Washington, DC, February 15, 2007— Ethanol is unlikely to have a significant impact on the market for oil the United States, and thus would not help reduce America’s dependence on petroleum.  That’s the finding of a new study published by the Competitive Enterprise Institute: The Brazilian Sugarcane Ethanol Experience.

 

Biofuels are attracting increasing interest around the world, with some governments announcing commitments to biofuel programs as a way to reduce greenhouse gas emissions and diversify energy sources.  Advocates of biofuel subsidies and mandates often point to Brazil as a model.  But in this careful analysis, Brazilian economist Marcus Renato S. Xavier finds similarities between his country’s bioethanol industry and that of the United States—but also many crucial differences.    He concludes that ethanol’s success in Brazil cannot be replicated in the United States.

 

“Advocates of biofuel subsidies and mandates frequently cite Brazil’s experience with sugar cane-based biomass ethanol as a success story and model for increasing energy security,” writes Xavier.  But “even in Brazil, where climate and labor market conditions favor ethanol production, ethanol is cost-competitive with gasoline only during periods when oil prices are high.”

 

Other important findings:

  • In the U.S., corn-based ethanol does not compete in the market on the same basis as other fuels.

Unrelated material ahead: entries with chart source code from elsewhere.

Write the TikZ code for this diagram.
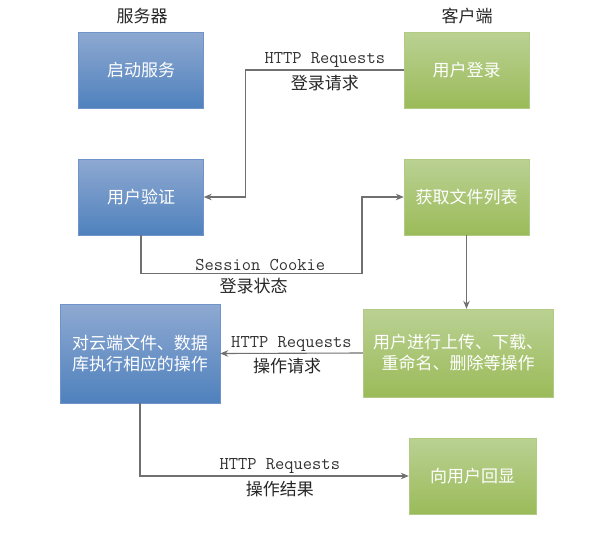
\documentclass[tikz,border=0pt]{standalone}
\usepackage{fontspec}
\newfontfamily\cjk{Noto Sans CJK SC}
\usetikzlibrary{arrows.meta, calc}

\definecolor{srvtop}{RGB}{142,169,209}
\definecolor{srvbot}{RGB}{79,129,189}
\definecolor{srvline}{RGB}{112,148,202}
\definecolor{clitop}{RGB}{186,209,147}
\definecolor{clibot}{RGB}{155,187,89}
\definecolor{cliline}{RGB}{178,203,132}
\definecolor{linkgray}{RGB}{112,112,112}

\begin{document}
\begin{tikzpicture}[
        x=1pt, y=-1pt,
        >={Stealth[length=8pt, width=6.5pt]},
        server/.style={draw=srvline, top color=srvtop, bottom color=srvbot,
            text=white, font=\cjk\fontsize{17}{21}\selectfont, align=center,
            minimum width=125pt, minimum height=76pt, inner sep=0pt},
        client/.style={server, draw=cliline, top color=clitop, bottom color=clibot},
        header/.style={font=\cjk\fontsize{17}{20}\selectfont, text=black!85},
        link/.style={->, draw=linkgray, line width=1.1pt},
        req/.style={font=\ttfamily\fontsize{18}{20}\selectfont, text=black!80, inner sep=1.5pt},
        note/.style={font=\cjk\fontsize{17}{20}\selectfont, text=black!85, inner sep=4.5pt}
    ]

\useasboundingbox (0,0) rectangle (590,552);

% 两列标题
        \node[header] (srvhead) at (142,16) {服务器};
        \node[header] (clihead) at (467,16) {客户端};

% 服务器端
        \node[server] (start) at (141,70) {启动服务};
        \node[server] (verify) at (141,197) {用户验证};
        \node[server, minimum width=160pt, minimum height=99pt] (ops) at (140,353.5)
            {对云端文件、数据\\库执行相应的操作};

% 客户端
        \node[client] (login) at (466.5,70) {用户登录};
        \node[client] (list) at (466.5,197) {获取文件列表};
        \node[client, minimum width=190pt, minimum height=88pt] (userops) at (458,353)
            {用户进行上传、下载、\\重命名、删除等操作};
        \node[client, minimum width=127pt] (echo) at (472.5,476) {向用户回显};

% 登录请求
        \draw[link] (login.west) -- ++(-158,0)
            node[midway, above, req] (req1) {HTTP Requests}
            node[midway, below, note] (note1) {登录请求}
            |- (verify.east);

% 登录状态
        \draw[link] (verify.south) -- ++(0,38) -- ++(221,0)
            node[pos=0.54, above, req] (req2) {Session Cookie}
            node[pos=0.51, below, note] (note2) {登录状态}
            |- (list.west);

% 获取列表后操作
        \draw[link] (list.south) -- (list.south |- userops.north);

% 操作请求
        \draw[link] (userops.west) -- (ops.east)
            node[midway, above, req] (req3) {HTTP Requests}
            node[pos=0.53, below, note] (note3) {操作请求};

% 操作结果
        \draw[link] (ops.south) |- (echo.west)
            node[pos=0.76, above, req] (req4) {HTTP Requests}
            node[pos=0.76, below, note] (note4) {操作结果};
    \end{tikzpicture}
\end{document}
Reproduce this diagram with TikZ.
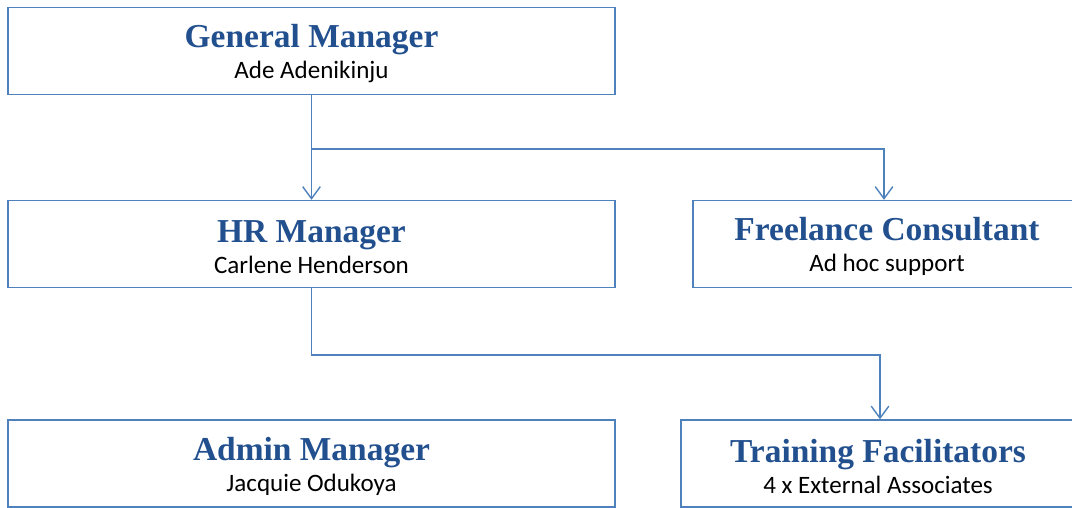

American taxpayers today pay twice for ethanol: once in crop subsidies to corn farmers and again in a 51-cent subsidy for every gallon of ethanol. Without such a subsidy, ethanol simply would not be cost-competitive with gasoline.
  •  Corn-based ethanol produced in quantities large enough to displace a significant percentage of U.S. petroleum consumption could have significant environmental impacts.
  •  Brazil’s ethanol infrastructure model required huge taxpayer subsidies over decades before it could become viable.